Wednesday, September 05, 2007

"I wasn't kidding around"

Barbara Ehrenreich, undercover in low-wage America working as a waitress, a cleaning person, a nursing home aide and a retail clerk, picked a spectacular form of field work which helped her build a compelling narrative ('Will she be found out? Will she even endure it?') and which offers itself to being passed on as a sensational anecdote ('Do you know what she did to be able to discover these things?').

Still Ehrenreich's presentation of the events is rather understated concerning the dramatic action involved, and one line in particular stayed with me after first reading Nickel and Dimed:
There's no way, for example, to pretend to be a waitress: the food either gets to the table or not.

[Read the full introduction here.]

You're a matter of course! So - embrace yourself? Or please try to distance yourself from yourself?

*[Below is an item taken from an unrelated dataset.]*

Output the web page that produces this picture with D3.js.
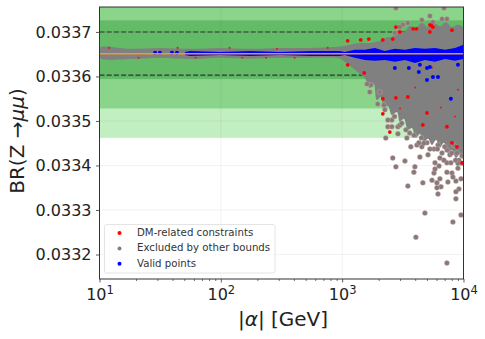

Rumspringa is the name [and what does it mean?] of a new magazine edited by journalism students at my new workplace in classy cooperation with students from the Funen Academy of Fine Arts. And this is roughly how the editors present their work by way of introduction:
In the long stories here at Rumspringa the narrator isn't hiding behind objective observations, but becomes part of the story himherself. ... Journalists are just as entangled in the world as everyone else, so we don't pretend to be writing through an objective filter ... we're honestly dishonest. ... We don't invent, and we don't direct, but neither do we pretend that we're not there.
Well, of course we're there, they seem to be saying in the blogosphere at CVA ['Centre of Wild Analysis'], and of course we're entangled in the world. So the rhetorical strategy for the CVAers becomes the opposite of the rumspringars': They make an attempt to dissociate themselves from their entangled individuality and do not sign their blogposts individually.

So are they hiding behind CVA? Or are they just kidding around? Well, they claim that they're not. Rather they want to 'keep their positions of enunciation open' in an attempt to 'keep the symbolic alive', and they argue for their collective strategy (roughly) as follows:

The trouble with real writers [bloggers or others] is that they feel and eat too much and they think too much about sex. We distinctly want to dissociate ourselves from that! CVA [and blogging collectively] is ... about exercising your ability to change your position of enunciation. ... It's a mistake [made by Descartes and others] to equal your position of enunciation with your being.

You may change your being by changing your position of enunciation.

Both arguments are very appealing - and the latter is rather new to my own way of thinking (and blogging) too. What's at stake here? Is there a difference on the level of awareness and/or ambition? Or is it a matter of attempting social change by means of rhetoric on two different platforms: The journalists challenging themselves and their readers by abandoning the standard prose style of their colleagues in printed reporting - opposing the voice of what Tom Wolfe called the 'pallid little troll' - on the one hand; and philosophers challenging themselves and their readers by challenging the self-aware blogger style on the other?